Bolting a language model onto an outdated operational core does not magically transform a business. It merely adds a shiny, modern veneer to the exact same rigid workflows. True artificial intelligence is not a feature you simply switch on within a traditional piece of software. It is a completely different way of structuring and processing information. When vendors use artificial intelligence purely as a marketing tactic, they are doing a disservice to the genuine complexity of property management.
True Disruption vs Cosmetic Updates
A genuine technological shift does not just change how a digital tool looks; it changes how the underlying data actually behaves. The current short-term rental ecosystem heavily relies on highly structured, isolated databases attempting to speak to one another through fragile application programming interfaces. When one single connection breaks, the whole operation feels the tremor.

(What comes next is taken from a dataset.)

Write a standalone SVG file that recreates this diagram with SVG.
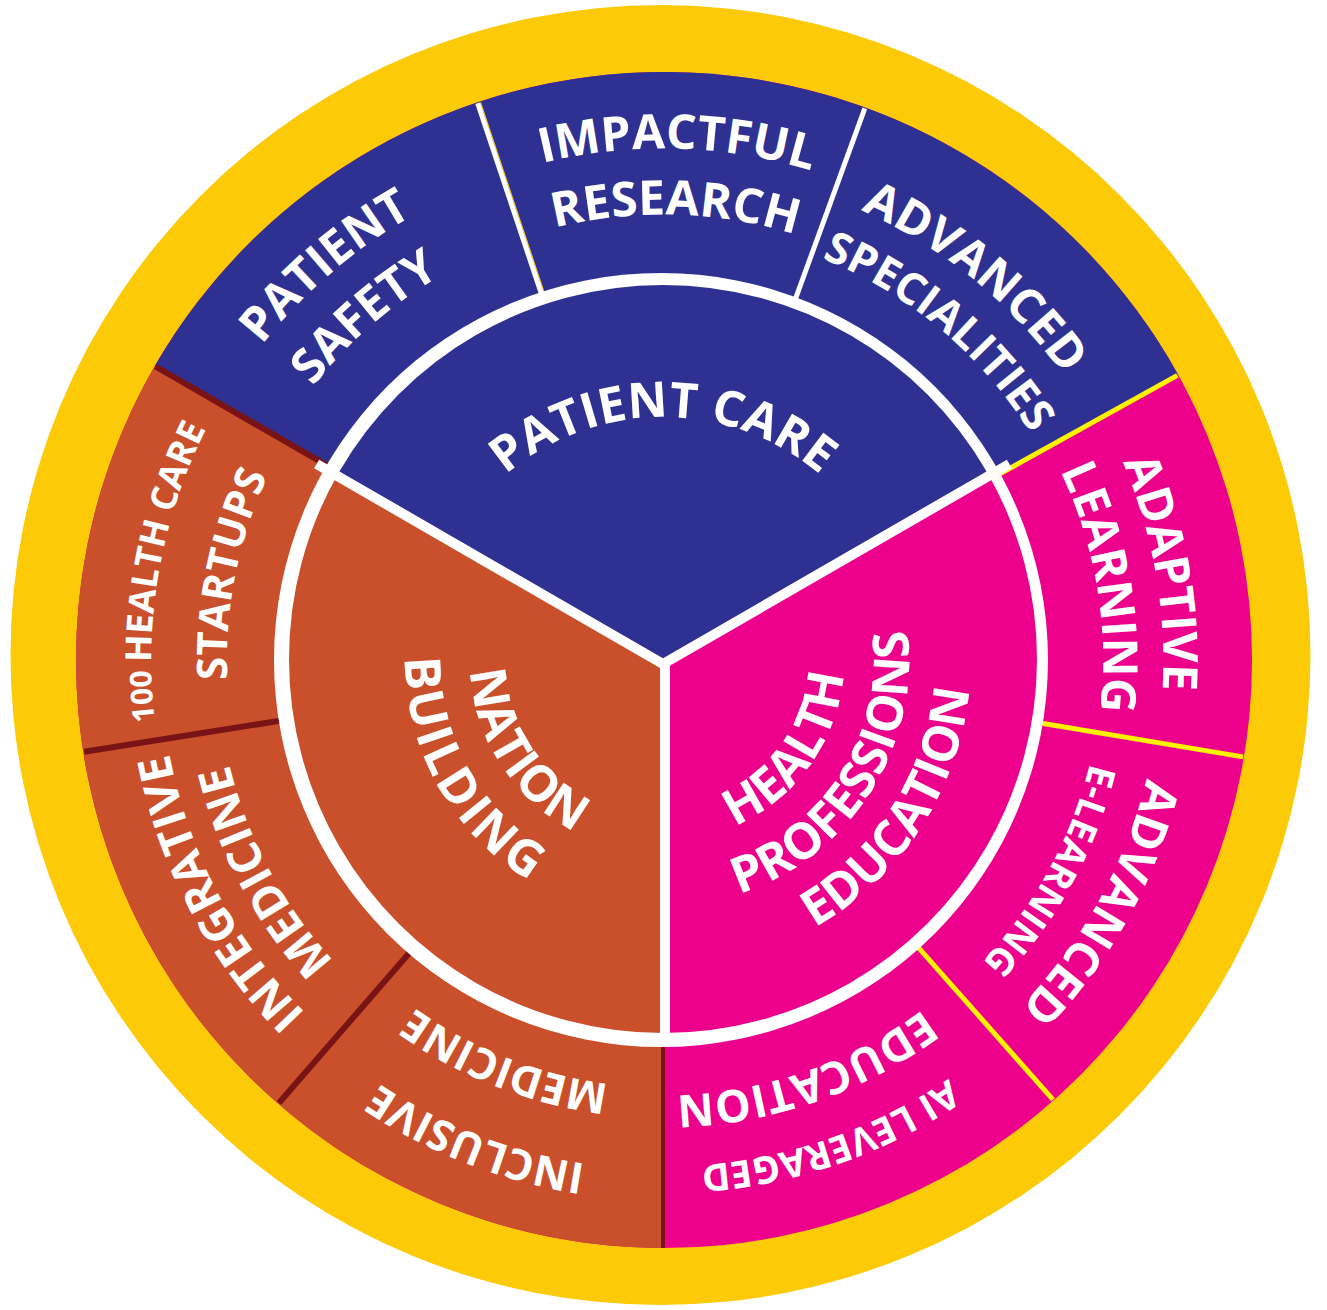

The next generation of technology will not be a collection of isolated apps struggling to sync. It will feature native digital agents that understand the entire operational context simultaneously. These new systems will move fluidly between guest communication, revenue strategy, and physical maintenance without ever needing to be told which specific tool to open. They will not just report on data; they will actively synthesize it to make structural business decisions.
Preparing for the Real Evolution
Property managers must look past the immediate marketing hype. When evaluating new software today, the critical question is no longer whether a product claims to use artificial intelligence. The real question is whether the architecture of the tool actually reduces operational complexity or simply adds yet another layer of management overhead to a creaking stack.
The current stack will become obsolete because it demands far too much human intervention just to keep the software itself functioning smoothly. The future belongs to platforms that genuinely unify operations at a foundational level. The operators who recognise the difference between true architectural innovation and clever cosmetic marketing will hold a massive competitive advantage in the years to come.